« Poésie, voie de l’infini, voie de la plénitude «
L’être humain est face à un abîme existentiel. Ni la cause, ni le pourquoi de la réalité ne peuvent lui être donnés, ne peuvent être trouvés.
Son individualité n’a rien où s’ancrer, où se relier profondément par des mots ou des lois formulées.
Pour l’esprit poétique, chaque réalité particulière est un cristal insondable de la réalité plénière, qui résonne à l’infini, relie à l’infini, à l’indéfini et à l’unité de la réalité à laquelle il appartient pleinement.
Et la poésie est ce langage double, où les mots ne s’épuisent pas sur le sens immédiat mais doivent ouvrir sur la plénitude du réel, relier l’ici et l’infini, l’un et le multiple, l’instant et le sans-temps, ouvrir sur l’unité et l’éternité, nos dimensions profondes.

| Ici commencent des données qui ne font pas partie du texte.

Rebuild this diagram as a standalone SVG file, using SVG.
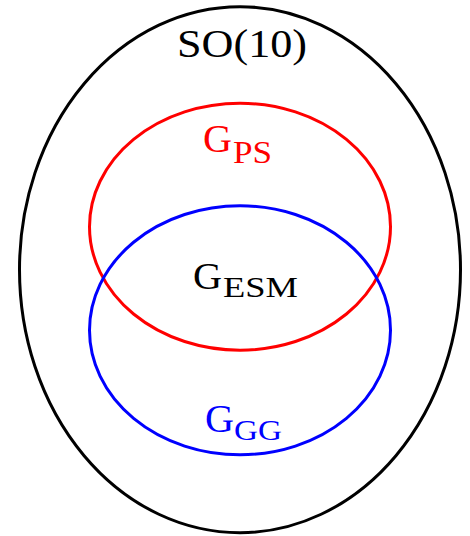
<svg xmlns="http://www.w3.org/2000/svg" width="470" height="536" viewBox="0 0 470 536">
<style>
.ring{fill:none;stroke-width:3}
.t{font-family:"Liberation Serif","DejaVu Serif",serif}
</style>
<rect width="470" height="536" fill="#fff"/>
<g id="so10">
<ellipse class="ring" cx="240" cy="269.7" rx="220.5" ry="263" stroke="#000"/>
<text class="t" x="177" y="57" font-size="41" textLength="130" lengthAdjust="spacingAndGlyphs" fill="#000">SO(10)</text>
</g>
<g id="gps">
<ellipse class="ring" cx="240" cy="226.7" rx="150.5" ry="123.5" stroke="#f00"/>
<text class="t" x="203" y="152" font-size="40" textLength="29" lengthAdjust="spacingAndGlyphs" fill="#f00">G</text>
<text class="t" x="233" y="163" font-size="31" textLength="39" lengthAdjust="spacingAndGlyphs" fill="#f00">PS</text>
</g>
<g id="ggg">
<ellipse class="ring" cx="240" cy="330.3" rx="150.5" ry="124.5" stroke="#00f"/>
<text class="t" x="205" y="432" font-size="40" textLength="29" lengthAdjust="spacingAndGlyphs" fill="#00f">G</text>
<text class="t" x="234" y="440" font-size="30" textLength="48" lengthAdjust="spacingAndGlyphs" fill="#00f">GG</text>
</g>
<g id="gesm">
<text class="t" x="193" y="289" font-size="38" textLength="29" lengthAdjust="spacingAndGlyphs" fill="#000">G</text>
<text class="t" x="223" y="297" font-size="30" textLength="75" lengthAdjust="spacingAndGlyphs" fill="#000">ESM</text>
</g>
<g id="connectors"></g>
</svg>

La poésie qui peut relier des réalités éloignées, créer des images, susciter des intuitions ou des sentiments nouveaux, épouser le rythme du monde, peut ainsi amener à une perception différente du monde, ouvrir à la dimension plénière, mystérieuse de la vie.
La poésie apparaît bien ainsi comme une voie, un chemin où peut s’évanouir un sentiment de manque ou d’isolement, où peut naître un accord au monde et, dans l’apaisement, s’épanouir un sentiment de plénitude. Un chemin où, par l’attention portée aux êtres et aux choses dans leur unité et leur infinité, l’humanité pourrait se réconcilier avec elle-même et le monde qui l’entoure.

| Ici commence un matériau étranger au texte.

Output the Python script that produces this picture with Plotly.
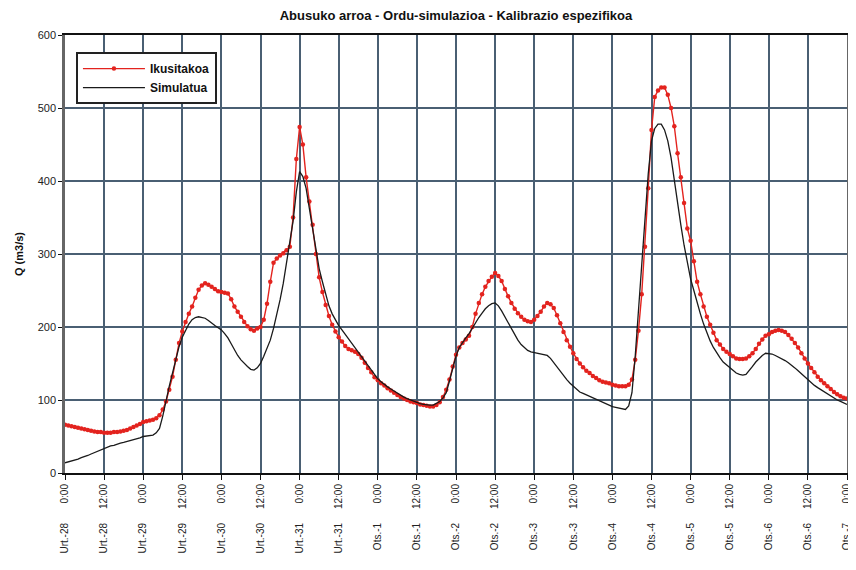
import plotly.graph_objects as go

# Hours since Urt.-28 0:00 (hourly samples)
hours = list(range(0, 241))

# Observed discharge (Ikusitakoa), m3/s, hourly
observed = [
    # Urt.-28
    66, 65, 64, 63, 62, 61, 60, 59, 58, 57, 56, 56, 55, 55, 55, 56, 56, 57, 58, 59, 61, 63, 65, 67,
    # Urt.-29
    70, 71, 72, 73, 75, 79, 87, 98, 114, 132, 155, 178, 194, 207, 218, 228, 240, 251, 257, 260, 258, 255, 252, 249,
    # Urt.-30
    248, 247, 246, 238, 228, 221, 214, 207, 201, 197, 195, 198, 200, 210, 232, 262, 288, 294, 298, 301, 305, 310, 350, 430,
    # Urt.-31
    474, 450, 405, 372, 340, 300, 268, 248, 230, 215, 203, 194, 186, 180, 174, 170, 168, 166, 163, 158, 151, 144, 138, 131,
    # Ots.-1
    127, 123, 120, 116, 113, 110, 107, 104, 102, 100, 98, 97, 96, 94, 93, 92, 91, 91, 93, 97, 104, 114, 128, 146,
    # Ots.-2
    162, 172, 178, 183, 188, 200, 218, 233, 245, 255, 263, 269, 274, 270, 263, 252, 242, 233, 225, 219, 214, 210, 208, 207,
    # Ots.-3
    210, 215, 221, 228, 233, 231, 226, 216, 205, 193, 182, 173, 164, 156, 150, 145, 140, 137, 133, 130, 127, 125, 124, 123,
    # Ots.-4
    121, 120, 119, 119, 119, 121, 128, 155, 195, 245, 310, 390, 470, 515, 524, 528, 528, 518, 500, 475, 438, 405, 370, 335,
    # Ots.-5
    318, 290, 262, 245, 228, 214, 203, 192, 182, 176, 170, 166, 163, 160, 157, 156, 156, 157, 160, 164, 170, 177, 183, 188,
    # Ots.-6 .. Ots.-7 0:00
    190, 193, 195, 196, 195, 193, 189, 184, 178, 172, 164, 157, 150, 144, 138, 132, 127, 123, 119, 115, 111, 108, 105, 103,
    102,
]

# Simulated discharge (Simulatua), m3/s, hourly
simulated = [
    # Urt.-28
    14, 15, 17, 18, 19, 21, 22, 24, 26, 28, 30, 32, 34, 35, 37, 38, 40, 41, 42, 43, 45, 46, 47, 48,
    # Urt.-29
    50, 51, 51, 52, 55, 61, 78, 100, 119, 137, 155, 173, 186, 196, 204, 210, 213, 214, 213, 212, 209, 205, 202, 199,
    # Urt.-30
    196, 191, 185, 177, 168, 161, 155, 150, 146, 142, 141, 144, 150, 160, 170, 182, 198, 216, 237, 260, 287, 315, 345, 385,
    # Urt.-31
    413, 406, 390, 362, 335, 305, 280, 262, 244, 229, 218, 209, 202, 196, 190, 184, 178, 171, 165, 159, 154, 148, 142, 135,
    # Ots.-1
    129, 125, 121, 118, 115, 112, 109, 106, 104, 102, 100, 98, 96, 95, 94, 93, 93, 93, 95, 98, 103, 110, 126, 145,
    # Ots.-2
    160, 172, 179, 185, 191, 199, 207, 213, 219, 225, 229, 232, 233, 229, 222, 214, 205, 197, 189, 182, 176, 172, 168, 166,
    # Ots.-3
    165, 164, 164, 163, 161, 157, 151, 146, 140, 134, 128, 123, 119, 115, 111, 109, 107, 105, 102, 100, 98, 96, 95, 93,
    # Ots.-4
    91, 90, 89, 88, 87, 92, 110, 160, 220, 285, 350, 410, 455, 472, 478, 478, 470, 455, 432, 400, 368, 340, 312, 288,
    # Ots.-5
    266, 250, 232, 218, 204, 191, 181, 172, 164, 158, 152, 148, 144, 140, 137, 135, 134, 135, 140, 146, 152, 157, 161, 164,
    # Ots.-6 .. Ots.-7 0:00
    164, 163, 161, 159, 157, 154, 151, 148, 144, 140, 136, 131, 127, 123, 120, 117, 114, 111, 108, 105, 103, 100, 98, 96,
    94,
]

# Tick labels every 12 hours
tick_hours = list(range(0, 241, 12))
day_labels = ["Urt.-28", "Urt.-29", "Urt.-30", "Urt.-31", "Ots.-1", "Ots.-2",
              "Ots.-3", "Ots.-4", "Ots.-5", "Ots.-6", "Ots.-7"]
time_labels = ["0:00", "12:00"]

NB = "\u00a0"
tick_text = []
for i, h in enumerate(tick_hours):
    d = day_labels[i // 2]
    t = time_labels[i % 2]
    pad = NB * (7 if t == "0:00" else 5)
    tick_text.append(d + pad + t)

FONT = "Arial, 'Liberation Sans', sans-serif"
GRID = "#4a5f73"

fig = go.Figure()
fig.add_trace(go.Scatter(
    x=hours, y=observed, name="Ikusitakoa", mode="lines+markers",
    line=dict(color="#e3231e", width=1.4),
    marker=dict(color="#e3231e", size=4.5, symbol="circle"),
))
fig.add_trace(go.Scatter(
    x=hours, y=simulated, name="Simulatua", mode="lines",
    line=dict(color="#1a1a1a", width=1.3),
))

# The page body adds an 8px margin; the figure is sized so the plot area
# lands where the reference has it.
fig.update_layout(
    width=848, height=562,
    margin=dict(l=57, r=9, t=27, b=97, autoexpand=False),
    paper_bgcolor="white", plot_bgcolor="white",
    font=dict(family=FONT, color="#111", size=11),
    title=dict(text="<b>Abusuko arroa - Ordu-simulazioa - Kalibrazio espezifikoa</b>",
               x=0.5, xref="paper", xanchor="center",
               y=1 - 7 / 562, yref="container", yanchor="middle",
               font=dict(size=13, family=FONT, color="#111")),
    showlegend=True,
    legend=dict(x=0.014, y=0.961, xanchor="left", yanchor="top",
                bgcolor="white", bordercolor="#222", borderwidth=2,
                font=dict(size=12, family=FONT, color="#111", weight="bold"),
                itemwidth=62, tracegroupgap=2),
)

fig.update_xaxes(
    range=[0, 240], tickmode="array", tickvals=tick_hours, ticktext=tick_text,
    tickangle=-90, tickfont=dict(size=10, family=FONT, color="#222"),
    showgrid=True, gridcolor=GRID, gridwidth=1.5,
    showline=True, linecolor="#111", linewidth=2, mirror=True,
    ticks="outside", ticklen=5, tickcolor="#111", zeroline=False,
    automargin=False,
)
fig.update_yaxes(
    range=[0, 600], tickmode="array", tickvals=[0, 100, 200, 300, 400, 500, 600],
    tickfont=dict(size=11, family=FONT, color="#222"),
    title=dict(text="<b>Q (m3/s)</b>", font=dict(size=11, family=FONT, color="#111"), standoff=12),
    showgrid=True, gridcolor=GRID, gridwidth=1.5,
    showline=True, linecolor="#666", linewidth=2.5, mirror=True,
    ticks="outside", ticklen=4, tickcolor="#111", zeroline=False,
    automargin=False,
)

fig.write_html("out.html")
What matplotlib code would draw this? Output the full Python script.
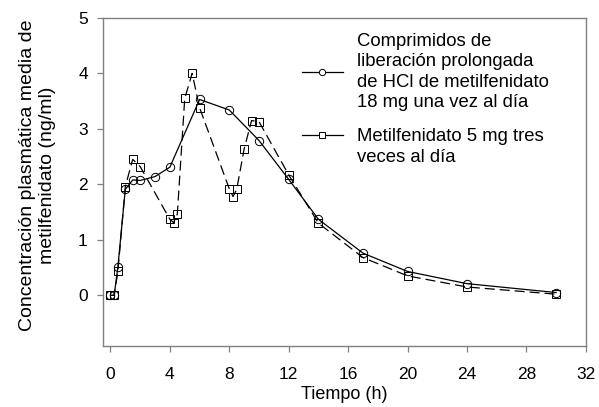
import matplotlib
matplotlib.use("Agg")
import matplotlib.pyplot as plt
from matplotlib.lines import Line2D

plt.rcParams['font.family'] = ['Liberation Sans', 'DejaVu Sans']

# OROS-type extended release tablets 18 mg once daily
t_er = [0, 0.25, 0.5, 1, 1.5, 2, 3, 4, 6, 8, 10, 12, 14, 17, 20, 24, 30]
c_er = [0.0, 0.0, 0.51, 1.91, 2.08, 2.07, 2.14, 2.31, 3.53, 3.34, 2.79, 2.09,
        1.37, 0.76, 0.43, 0.21, 0.05]

# Methylphenidate 5 mg three times daily
t_ir = [0, 0.25, 0.5, 1, 1.5, 2, 4, 4.25, 4.5, 5, 5.5, 6, 8, 8.25, 8.5, 9,
        9.5, 10, 12, 14, 17, 20, 24, 30]
c_ir = [0.0, 0.0, 0.43, 1.96, 2.45, 2.32, 1.37, 1.31, 1.46, 3.55, 4.0, 3.38,
        1.92, 1.78, 1.91, 2.64, 3.15, 3.13, 2.17, 1.30, 0.68, 0.35, 0.15, 0.02]

x_ticks = [0, 4, 8, 12, 16, 20, 24, 28, 32]
y_ticks = [0, 1, 2, 3, 4, 5]

label_er = "Comprimidos de\nliberación prolongada\nde HCl de metilfenidato\n18 mg una vez al día"
label_ir = "Metilfenidato 5 mg tres\nveces al día"
x_label = "Tiempo (h)"
y_label = "Concentración plasmática media de\nmetilfenidato (ng/ml)"

fig = plt.figure(figsize=(5.99, 4.07), dpi=100)
ax = fig.add_axes([0.172, 0.149, 0.806, 0.807])

ax.plot(t_er, c_er, color='black', lw=0.9, marker='o', ms=6,
        mfc='none', mec='black', mew=0.7)
ax.plot(t_ir, c_ir, color='black', lw=0.9, ls=(0, (8, 4)), marker='s', ms=5.5,
        mfc='none', mec='black', mew=0.7)

ax.set_xlim(-0.5, 32)
ax.set_ylim(-0.92, 5)
ax.set_xticks(x_ticks)
ax.set_yticks(y_ticks)
ax.tick_params(axis='both', direction='out', length=4, width=0.9,
               color='#808080', labelsize=12.5)
ax.tick_params(axis='x', pad=11)
ax.tick_params(axis='y', pad=7)
for s in ax.spines.values():
    s.set_color('#808080')
    s.set_linewidth(1.0)

ax.set_xlabel(x_label, fontsize=13, labelpad=3)
ax.set_ylabel(y_label, fontsize=14, labelpad=16, linespacing=1.2)
ax.yaxis.label.set_y(0.52)

# legend (manual, no frame)
tr = ax.transAxes
def ax_x(px):
    return (px - 103) / (586 - 103)
def ax_y(py):
    return (346.5 - py) / (346.5 - 18)

h0, h1 = ax_x(302), ax_x(343)
y1 = ax_y(72)
y2 = ax_y(135)
ax.add_line(Line2D([h0, h1], [y1, y1], transform=tr, color='black', lw=0.9))
ax.add_line(Line2D([(h0 + h1) / 2], [y1], transform=tr, color='black',
                   marker='o', ms=4.5, mfc='white', mec='black', mew=0.7))
ax.add_line(Line2D([h0, h1], [y2, y2], transform=tr, color='black', lw=0.9))
ax.add_line(Line2D([(h0 + h1) / 2], [y2], transform=tr, color='black',
                   marker='s', ms=4, mfc='white', mec='black', mew=0.7))
ax.text(ax_x(357), ax_y(72), label_er, transform=tr, fontsize=13.3,
        va='center', ha='left', linespacing=1.25)
ax.text(ax_x(357), ax_y(147), label_ir, transform=tr, fontsize=13.3,
        va='center', ha='left', linespacing=1.25)

fig.savefig("out.png", dpi=100)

La poésie est un langage d’avenir de l’humanité.
Il y a bien, bien longtemps, un poème avait déjà exprimé cette unité, cette unicité de la réalité et par là même son éternité, entrant de plain-pied dans cette plénitude. C’était un poème de Parménide ( V° siècle avant J.C. ) auquel un hommage est rendu ci-dessous :
POÉSIE
Attentive, la poésie pointe le cœur du monde
mais elle sait que ni les mots, ni les lois
ne peuvent l’enclore
Sage, elle sait l’infini, l’indéfini
qui nous traverse, qui est toute chose
Patiente, elle attend l’instant cristal
pour faire éclore le poème
qui ouvrira, nous offrira
la plénitude du réel
Profonde, elle sait notre besoin d’infini
Bienveillante, elle veut l’humanité enfin réconciliée, apaisée
nous ramenant en notre demeure
d’unité, d’éternité
Compatissante, il y a bien, bien longtemps
déjà a-t-elle parlé
et donné, l’unité, l’éternité ( * )
Mais les hommes ne l’ont pas écouté
Ne saisissant pas l’unité
sans fin, ils se sont divisés, affrontés
déchirés, épuisés
Amour infini, dépassant le temps,
elle attend simplement, patiemment
qu’à son cœur
enfin s’accorde
le cœur des hommes
Inquiète, cependant, elle sait que si de leurs cœurs
elle a disparu
alors, à tout jamais
ils seront perdus
( * ) Poème de Parménide
Actuellement dans notre société, la marginalisation extrême de la poésie d’aujourd’hui est malheureusement le révélateur d’une perte importante d’une dimension du réel, et, de fait, d’un mal-être général. L’immédiat, le court terme et la surface ne peuvent évidemment pas suffire à la dimension plénière du réel.
Allant plus loin, des mondes totalitaires, orwelliens, au surgissement toujours possible, s’appuyant sur les nouveautés de « l’Intelligence « artificielle, pourraient contrôler, enfermer la personne, l’être humain dans la prison de limites despotiques, le privant de ses dimensions plénières d’infini, d’indéfini.
La poésie, parce qu’elle exprime, pour une part, l’irréductible, l’insaisissable de la vie, est une des garantes de la liberté de la vie, de la liberté de l’être humain.
Sa disparition marquerait l’avènement d’un monde sans âme, d’esclaves décervelés.